> DESCRIPTION OF THE TASK: Will you write out the data exactly, excluding every picture?

> DATA LINES:
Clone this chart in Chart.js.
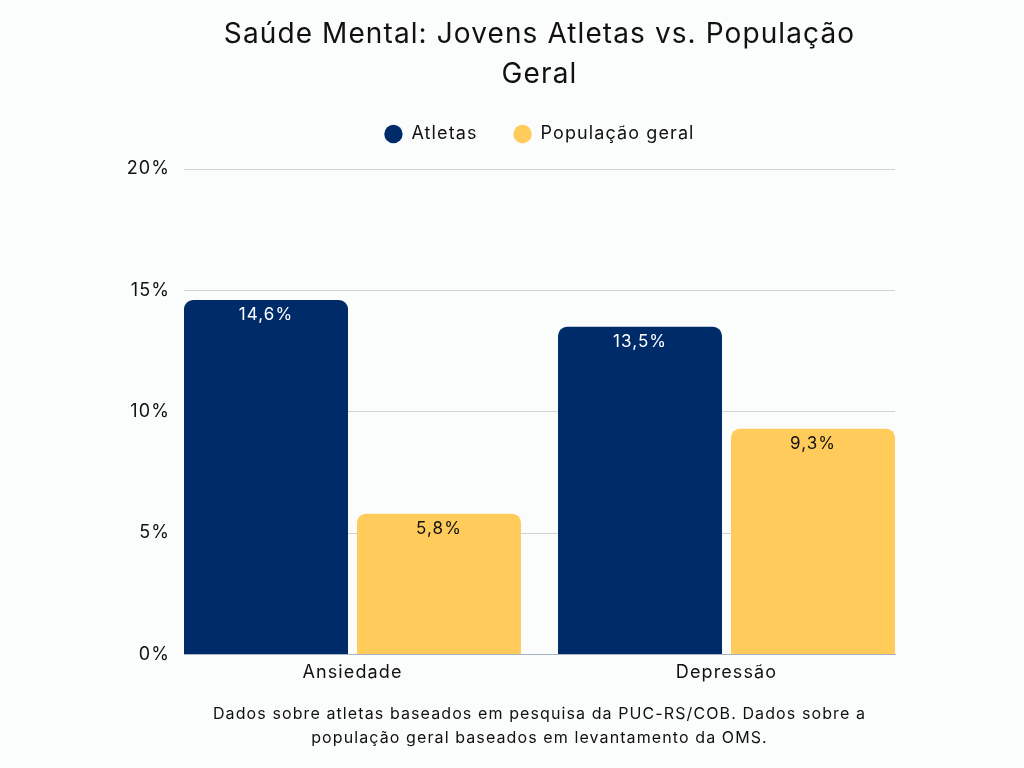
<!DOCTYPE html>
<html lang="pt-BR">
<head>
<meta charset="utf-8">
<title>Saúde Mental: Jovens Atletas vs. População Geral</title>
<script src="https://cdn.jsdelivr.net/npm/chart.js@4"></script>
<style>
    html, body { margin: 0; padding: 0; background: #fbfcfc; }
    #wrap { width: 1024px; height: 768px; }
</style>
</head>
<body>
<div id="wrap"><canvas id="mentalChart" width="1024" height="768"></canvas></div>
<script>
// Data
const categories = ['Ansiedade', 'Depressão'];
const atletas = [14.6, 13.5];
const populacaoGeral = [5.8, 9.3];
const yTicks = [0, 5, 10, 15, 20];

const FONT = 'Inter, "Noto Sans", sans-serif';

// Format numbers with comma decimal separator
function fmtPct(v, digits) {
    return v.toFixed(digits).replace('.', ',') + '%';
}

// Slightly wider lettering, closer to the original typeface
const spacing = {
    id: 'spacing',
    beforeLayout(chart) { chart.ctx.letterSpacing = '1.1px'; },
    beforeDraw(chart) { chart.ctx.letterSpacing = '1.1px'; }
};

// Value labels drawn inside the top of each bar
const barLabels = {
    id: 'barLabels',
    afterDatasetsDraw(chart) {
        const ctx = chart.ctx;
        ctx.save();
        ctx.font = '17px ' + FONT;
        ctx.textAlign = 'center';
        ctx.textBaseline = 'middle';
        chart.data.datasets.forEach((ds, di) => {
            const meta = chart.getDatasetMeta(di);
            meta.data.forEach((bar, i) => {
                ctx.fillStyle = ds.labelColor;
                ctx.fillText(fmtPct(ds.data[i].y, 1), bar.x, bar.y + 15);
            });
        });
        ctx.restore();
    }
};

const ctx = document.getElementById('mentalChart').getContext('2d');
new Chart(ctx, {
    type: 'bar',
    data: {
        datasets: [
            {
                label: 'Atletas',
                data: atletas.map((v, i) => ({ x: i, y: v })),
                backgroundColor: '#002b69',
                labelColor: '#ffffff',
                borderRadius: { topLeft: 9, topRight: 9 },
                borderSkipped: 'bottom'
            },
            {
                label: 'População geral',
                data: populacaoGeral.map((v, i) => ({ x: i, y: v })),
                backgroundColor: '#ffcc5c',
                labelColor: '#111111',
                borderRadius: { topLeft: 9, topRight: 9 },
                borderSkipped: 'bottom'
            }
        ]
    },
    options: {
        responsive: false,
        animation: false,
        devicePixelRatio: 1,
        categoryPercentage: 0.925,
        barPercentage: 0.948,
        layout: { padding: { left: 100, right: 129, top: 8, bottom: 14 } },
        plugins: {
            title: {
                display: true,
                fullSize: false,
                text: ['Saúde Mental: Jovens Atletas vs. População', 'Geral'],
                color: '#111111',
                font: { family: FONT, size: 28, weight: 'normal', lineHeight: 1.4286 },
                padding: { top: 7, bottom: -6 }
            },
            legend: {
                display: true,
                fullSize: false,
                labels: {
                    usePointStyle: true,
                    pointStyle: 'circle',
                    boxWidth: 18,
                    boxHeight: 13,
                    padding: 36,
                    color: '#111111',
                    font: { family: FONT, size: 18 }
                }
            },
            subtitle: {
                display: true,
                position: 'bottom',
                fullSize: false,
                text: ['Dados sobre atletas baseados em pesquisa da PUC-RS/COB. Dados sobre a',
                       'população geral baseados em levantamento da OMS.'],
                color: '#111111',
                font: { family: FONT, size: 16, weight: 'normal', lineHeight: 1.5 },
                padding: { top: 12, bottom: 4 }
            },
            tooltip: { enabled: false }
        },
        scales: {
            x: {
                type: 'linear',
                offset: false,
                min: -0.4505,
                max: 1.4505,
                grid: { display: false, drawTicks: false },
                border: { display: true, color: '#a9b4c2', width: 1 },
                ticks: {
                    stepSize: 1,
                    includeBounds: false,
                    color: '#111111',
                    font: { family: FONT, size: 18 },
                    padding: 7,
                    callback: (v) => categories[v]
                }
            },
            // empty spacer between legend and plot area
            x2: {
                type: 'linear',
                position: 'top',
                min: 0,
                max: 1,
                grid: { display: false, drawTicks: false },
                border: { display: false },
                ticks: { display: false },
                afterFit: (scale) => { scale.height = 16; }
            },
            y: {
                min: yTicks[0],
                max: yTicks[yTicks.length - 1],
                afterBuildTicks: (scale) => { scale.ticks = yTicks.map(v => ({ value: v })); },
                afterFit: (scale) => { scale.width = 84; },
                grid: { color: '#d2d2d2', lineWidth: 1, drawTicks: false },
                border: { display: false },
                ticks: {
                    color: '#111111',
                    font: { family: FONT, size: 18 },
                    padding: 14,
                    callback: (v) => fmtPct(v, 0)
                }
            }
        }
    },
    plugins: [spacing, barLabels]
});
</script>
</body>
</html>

> TASK RESULT:
Clone this chart in Chart.js.
<!DOCTYPE html>
<html lang="pt-BR">
<head>
<meta charset="utf-8">
<title>Saúde Mental: Jovens Atletas vs. População Geral</title>
<script src="https://cdn.jsdelivr.net/npm/chart.js@4"></script>
<style>
    html, body { margin: 0; padding: 0; background: #fbfcfc; }
    #wrap { width: 1024px; height: 768px; }
</style>
</head>
<body>
<div id="wrap"><canvas id="mentalChart" width="1024" height="768"></canvas></div>
<script>
// Data
const categories = ['Ansiedade', 'Depressão'];
const atletas = [14.6, 13.5];
const populacaoGeral = [5.8, 9.3];
const yTicks = [0, 5, 10, 15, 20];

const FONT = 'Inter, "Noto Sans", sans-serif';

// Format numbers with comma decimal separator
function fmtPct(v, digits) {
    return v.toFixed(digits).replace('.', ',') + '%';
}

// Slightly wider lettering, closer to the original typeface
const spacing = {
    id: 'spacing',
    beforeLayout(chart) { chart.ctx.letterSpacing = '1.1px'; },
    beforeDraw(chart) { chart.ctx.letterSpacing = '1.1px'; }
};

// Value labels drawn inside the top of each bar
const barLabels = {
    id: 'barLabels',
    afterDatasetsDraw(chart) {
        const ctx = chart.ctx;
        ctx.save();
        ctx.font = '17px ' + FONT;
        ctx.textAlign = 'center';
        ctx.textBaseline = 'middle';
        chart.data.datasets.forEach((ds, di) => {
            const meta = chart.getDatasetMeta(di);
            meta.data.forEach((bar, i) => {
                ctx.fillStyle = ds.labelColor;
                ctx.fillText(fmtPct(ds.data[i].y, 1), bar.x, bar.y + 15);
            });
        });
        ctx.restore();
    }
};

const ctx = document.getElementById('mentalChart').getContext('2d');
new Chart(ctx, {
    type: 'bar',
    data: {
        datasets: [
            {
                label: 'Atletas',
                data: atletas.map((v, i) => ({ x: i, y: v })),
                backgroundColor: '#002b69',
                labelColor: '#ffffff',
                borderRadius: { topLeft: 9, topRight: 9 },
                borderSkipped: 'bottom'
            },
            {
                label: 'População geral',
                data: populacaoGeral.map((v, i) => ({ x: i, y: v })),
                backgroundColor: '#ffcc5c',
                labelColor: '#111111',
                borderRadius: { topLeft: 9, topRight: 9 },
                borderSkipped: 'bottom'
            }
        ]
    },
    options: {
        responsive: false,
        animation: false,
        devicePixelRatio: 1,
        categoryPercentage: 0.925,
        barPercentage: 0.948,
        layout: { padding: { left: 100, right: 129, top: 8, bottom: 14 } },
        plugins: {
            title: {
                display: true,
                fullSize: false,
                text: ['Saúde Mental: Jovens Atletas vs. População', 'Geral'],
                color: '#111111',
                font: { family: FONT, size: 28, weight: 'normal', lineHeight: 1.4286 },
                padding: { top: 7, bottom: -6 }
            },
            legend: {
                display: true,
                fullSize: false,
                labels: {
                    usePointStyle: true,
                    pointStyle: 'circle',
                    boxWidth: 18,
                    boxHeight: 13,
                    padding: 36,
                    color: '#111111',
                    font: { family: FONT, size: 18 }
                }
            },
            subtitle: {
                display: true,
                position: 'bottom',
                fullSize: false,
                text: ['Dados sobre atletas baseados em pesquisa da PUC-RS/COB. Dados sobre a',
                       'população geral baseados em levantamento da OMS.'],
                color: '#111111',
                font: { family: FONT, size: 16, weight: 'normal', lineHeight: 1.5 },
                padding: { top: 12, bottom: 4 }
            },
            tooltip: { enabled: false }
        },
        scales: {
            x: {
                type: 'linear',
                offset: false,
                min: -0.4505,
                max: 1.4505,
                grid: { display: false, drawTicks: false },
                border: { display: true, color: '#a9b4c2', width: 1 },
                ticks: {
                    stepSize: 1,
                    includeBounds: false,
                    color: '#111111',
                    font: { family: FONT, size: 18 },
                    padding: 7,
                    callback: (v) => categories[v]
                }
            },
            // empty spacer between legend and plot area
            x2: {
                type: 'linear',
                position: 'top',
                min: 0,
                max: 1,
                grid: { display: false, drawTicks: false },
                border: { display: false },
                ticks: { display: false },
                afterFit: (scale) => { scale.height = 16; }
            },
            y: {
                min: yTicks[0],
                max: yTicks[yTicks.length - 1],
                afterBuildTicks: (scale) => { scale.ticks = yTicks.map(v => ({ value: v })); },
                afterFit: (scale) => { scale.width = 84; },
                grid: { color: '#d2d2d2', lineWidth: 1, drawTicks: false },
                border: { display: false },
                ticks: {
                    color: '#111111',
                    font: { family: FONT, size: 18 },
                    padding: 14,
                    callback: (v) => fmtPct(v, 0)
                }
            }
        }
    },
    plugins: [spacing, barLabels]
});
</script>
</body>
</html>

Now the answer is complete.